Participation of Turkey’s leader Recep Tayyip Erdogan in the upcoming presidential election does not violate the constitution, which prohibits a person from holding office for more than two consecutive terms, Turkish Justice Minister Bekir Bozdag said on Thursday.
“It is Erdogan’s constitutional right to run for office, there are no legislative obstacles to this. The first president was elected in 2018 in accordance with the transition to the presidential system following the referendum [of 2017]. Therefore, Erdogan will run for the second time,” Bozdag stated.

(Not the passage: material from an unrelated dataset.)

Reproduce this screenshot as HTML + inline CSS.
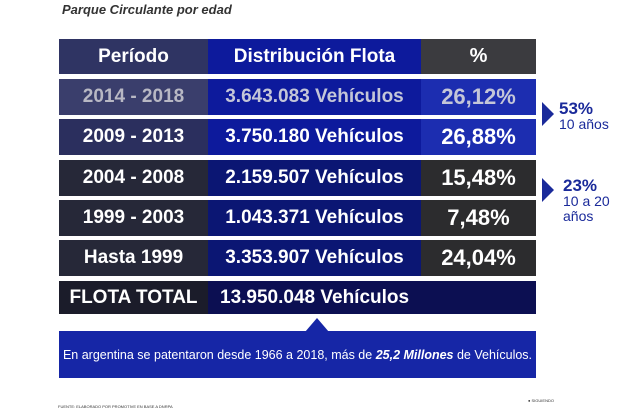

Under amendments to the Turkish constitution approved by the 2017 referendum, no person may be elected to the presidential office for more than two consecutive terms. Opposition has accused Erdogan of violating the law, saying that he would run for a third term since he had also served as president from 2014-2018 before the constitutional reform.
The Turkish presidential and parliamentary elections are scheduled for June 18, 2023.
Earlier in January, Erdogan said that the general election could be rescheduled to an earlier date “in light of seasonal circumstance,” hinting at holding the vote on May 14, a month earlier than planned.
Turkey’s Nationalist Movement Party (MHP) and the ruling Justice and Development Party have supported Erdogan as their single candidate. Six opposition parties have also agreed to nominate a common candidate but have not announced a name yet.